* PROBLEM TO SOLVE:
Reading the listing below, count the lines that contain the word "with" and give that count alone.

start SUPPLIED MATERIAL

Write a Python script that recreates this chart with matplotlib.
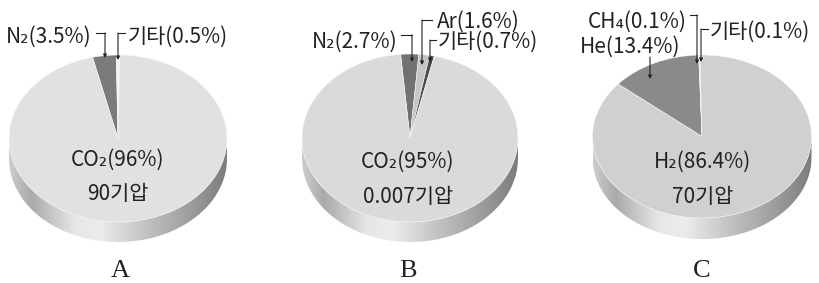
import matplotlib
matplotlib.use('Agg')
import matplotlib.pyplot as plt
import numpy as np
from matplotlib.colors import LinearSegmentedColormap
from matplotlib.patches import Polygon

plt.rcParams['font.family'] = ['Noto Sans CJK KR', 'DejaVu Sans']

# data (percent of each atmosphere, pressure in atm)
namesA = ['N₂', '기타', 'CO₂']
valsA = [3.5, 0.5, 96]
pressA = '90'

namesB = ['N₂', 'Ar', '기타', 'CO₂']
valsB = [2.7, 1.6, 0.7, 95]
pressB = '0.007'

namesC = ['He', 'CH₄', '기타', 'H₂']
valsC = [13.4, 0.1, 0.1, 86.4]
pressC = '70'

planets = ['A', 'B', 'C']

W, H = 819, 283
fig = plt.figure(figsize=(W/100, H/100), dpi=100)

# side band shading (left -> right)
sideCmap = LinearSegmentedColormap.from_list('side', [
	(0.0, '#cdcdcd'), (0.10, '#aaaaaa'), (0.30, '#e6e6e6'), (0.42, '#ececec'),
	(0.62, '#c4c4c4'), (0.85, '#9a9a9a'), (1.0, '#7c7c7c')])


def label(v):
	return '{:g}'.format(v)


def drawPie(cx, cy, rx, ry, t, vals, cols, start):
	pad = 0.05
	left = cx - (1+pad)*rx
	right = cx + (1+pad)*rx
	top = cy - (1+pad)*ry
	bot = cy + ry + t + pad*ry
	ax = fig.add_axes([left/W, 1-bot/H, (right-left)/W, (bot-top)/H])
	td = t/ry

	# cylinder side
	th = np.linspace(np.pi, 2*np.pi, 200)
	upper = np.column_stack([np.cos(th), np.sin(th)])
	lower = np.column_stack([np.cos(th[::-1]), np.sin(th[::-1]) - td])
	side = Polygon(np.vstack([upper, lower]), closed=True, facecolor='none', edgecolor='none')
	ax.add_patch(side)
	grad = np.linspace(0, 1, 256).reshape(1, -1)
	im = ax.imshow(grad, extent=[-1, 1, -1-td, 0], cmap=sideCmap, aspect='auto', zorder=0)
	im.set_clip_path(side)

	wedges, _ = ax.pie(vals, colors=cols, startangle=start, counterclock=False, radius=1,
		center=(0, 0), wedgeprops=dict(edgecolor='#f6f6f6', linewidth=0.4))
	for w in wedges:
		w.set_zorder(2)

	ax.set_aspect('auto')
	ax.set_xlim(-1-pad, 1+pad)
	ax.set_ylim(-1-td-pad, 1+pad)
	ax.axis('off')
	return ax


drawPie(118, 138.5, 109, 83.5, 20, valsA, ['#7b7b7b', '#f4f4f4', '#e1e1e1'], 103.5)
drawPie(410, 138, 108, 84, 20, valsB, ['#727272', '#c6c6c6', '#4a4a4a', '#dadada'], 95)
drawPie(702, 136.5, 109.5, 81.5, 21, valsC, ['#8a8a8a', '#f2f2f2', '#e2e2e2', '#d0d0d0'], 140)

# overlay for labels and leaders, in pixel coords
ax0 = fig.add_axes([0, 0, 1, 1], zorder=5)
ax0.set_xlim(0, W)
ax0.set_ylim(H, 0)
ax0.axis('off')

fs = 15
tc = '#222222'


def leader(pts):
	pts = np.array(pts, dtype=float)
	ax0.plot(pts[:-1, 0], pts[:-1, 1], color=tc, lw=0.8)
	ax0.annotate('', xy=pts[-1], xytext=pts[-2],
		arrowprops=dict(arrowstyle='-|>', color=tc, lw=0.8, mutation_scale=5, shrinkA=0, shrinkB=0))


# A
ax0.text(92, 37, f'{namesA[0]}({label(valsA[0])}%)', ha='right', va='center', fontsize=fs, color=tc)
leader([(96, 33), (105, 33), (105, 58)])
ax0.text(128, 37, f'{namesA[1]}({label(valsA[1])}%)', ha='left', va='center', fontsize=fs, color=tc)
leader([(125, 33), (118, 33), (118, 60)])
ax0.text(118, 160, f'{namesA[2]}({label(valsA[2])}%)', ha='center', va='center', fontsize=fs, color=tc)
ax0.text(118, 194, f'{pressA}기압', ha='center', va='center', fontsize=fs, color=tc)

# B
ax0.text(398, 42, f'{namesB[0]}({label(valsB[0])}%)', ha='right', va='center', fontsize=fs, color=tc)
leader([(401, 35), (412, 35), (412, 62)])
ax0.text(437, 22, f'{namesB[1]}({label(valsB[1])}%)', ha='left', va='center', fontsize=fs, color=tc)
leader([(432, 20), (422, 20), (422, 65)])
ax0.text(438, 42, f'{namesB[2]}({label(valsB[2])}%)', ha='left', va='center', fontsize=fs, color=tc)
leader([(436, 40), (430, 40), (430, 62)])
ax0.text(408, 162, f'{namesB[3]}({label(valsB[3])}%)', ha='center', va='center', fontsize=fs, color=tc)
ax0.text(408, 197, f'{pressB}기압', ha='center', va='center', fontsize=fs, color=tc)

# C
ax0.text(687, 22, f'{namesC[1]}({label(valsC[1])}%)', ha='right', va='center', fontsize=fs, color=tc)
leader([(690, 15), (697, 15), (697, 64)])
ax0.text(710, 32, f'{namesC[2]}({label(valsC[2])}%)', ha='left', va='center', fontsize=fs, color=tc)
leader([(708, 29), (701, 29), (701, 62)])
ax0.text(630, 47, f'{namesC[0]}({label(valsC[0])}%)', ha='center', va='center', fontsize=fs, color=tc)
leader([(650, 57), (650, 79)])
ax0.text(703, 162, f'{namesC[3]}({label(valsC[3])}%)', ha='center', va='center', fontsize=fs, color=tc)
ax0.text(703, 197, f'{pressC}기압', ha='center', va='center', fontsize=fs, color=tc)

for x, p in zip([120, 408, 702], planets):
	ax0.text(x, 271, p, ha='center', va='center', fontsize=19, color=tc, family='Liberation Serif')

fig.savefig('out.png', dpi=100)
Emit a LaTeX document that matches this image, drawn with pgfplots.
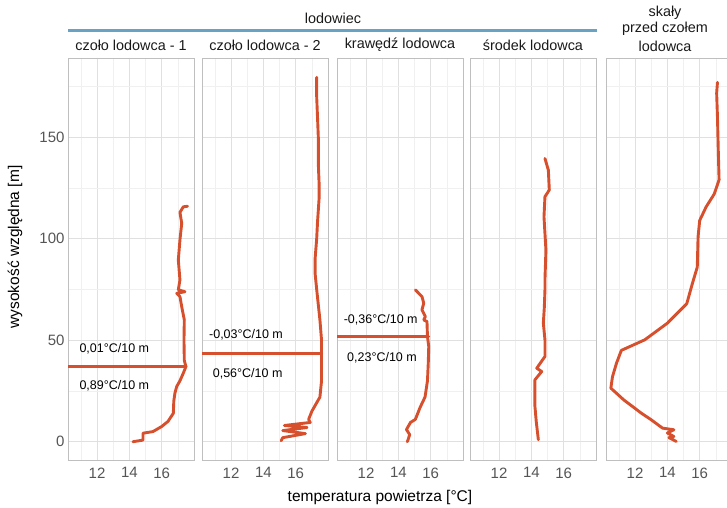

end SUPPLIED MATERIAL

* RESPONSE:
2